A ces deux motifs de licenciement viendrait donc s'ajouter la décision unilatérale de l'employeur. Mais si ce principe était inscrit dans la loi, le contrôle du juge deviendrait alors impossible, puisque aucun motif de licenciement ne serait plus nécessaire ! Or un licenciement ne peut en principe intervenir sans cause réelle et sérieuse.

De plus, les salariés ne pourront plus s'appuyer sur aucun fondement pour ester en justice. C'est donc le principe d'égalité des citoyens devant la loi qui est bafoué ! Et tant pis si cela contrevient au pilier de l'ordre public social introduit par la loi de 1973.

Même abusif, le licenciement ne pourra être contesté. De plus, il ne donnera droit à aucune indemnité. Simplifier, voire faciliter le licenciement serait-il un remède au chômage ?

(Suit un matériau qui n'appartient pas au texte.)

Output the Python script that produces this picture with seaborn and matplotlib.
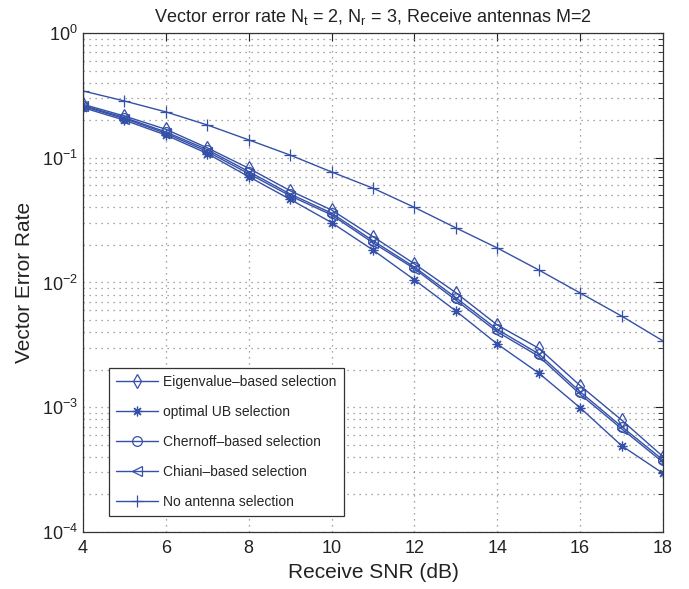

Le titre spécial de paiement, semblable au chèque emploi-service, destiné à l'embauche de salariés dans les très petites entreprises, est de la même veine : c'est le retour du travail journalier, du travail à la tâche, sans contrat de travail ni bulletin de salaire.

Par ailleurs, comment procéder aux contrôles nécessaires à la lutte contre le travail illégal alors qu'aucune déclaration d'embauche, aucun contrat de travail ne permet de connaître le nombre d'heures, les horaires, les conditions de travail ? En outre, aucun document ne pourra servir de référence en cas de litige avec l'employeur. A croire que les droits des salariés sont incompatibles avec le droit à l'emploi !

De la même manière, dans la charte des droits fondamentaux de l'Union européenne, on nous a fait croire que le droit de travailler, donc le droit de rechercher un travail, était la même chose que le droit au travail effectif.

Pour les Verts, ces pratiques sont inacceptables !

Vous prétendez que l'assouplissement du marché du travail est nécessaire, mais, en vérité, la précarité n'a déjà que trop augmenté. Le nombre d'intérimaires est passé de 113 000 en 1983 à 471 000 en 2003 et, sur la même période, les emplois aidés ont augmenté de 128 %. Le nombre de contrats à durée déterminée a été multiplié par six en dix ans.

Le chômage s'en est-il trouvé réduit ? Assurément non !

Le Gouvernement poursuit son entreprise de casse sociale, passant même aujourd'hui à une vitesse supérieure avec la casse du code du travail.

Un autre point prévu par les futures ordonnances concerne la prime de 1 000 euros allouée, à l'embauche, au chômeur retrouvant un emploi.

Je souhaite aborder en cet instant une question sensible, notamment pour les femmes qui sont déjà les premières victimes de la flexibilité imposée et donc de la précarité : il s'agit de la garde des enfants. Il est nécessaire de prévoir une aide plus continue. Ainsi, une femme seule élevant des enfants et retrouvant un emploi en cours d'année ne peut pas trouver rapidement une place en crèche. Elle devrait donc bénéficier d'une assistante maternelle, au moins jusqu'à ce qu'elle obtienne une place en crèche.

Arrêtons-nous un instant sur les incohérences de ce plan qui nous font douter de sa réussite. M. le rapporteur a expliqué que l'aménagement des règles de décompte dans l'entreprise existe déjà pour certaines catégories de personnes : apprentis, titulaires de contrats en alternance ou aidés, travailleurs handicapés.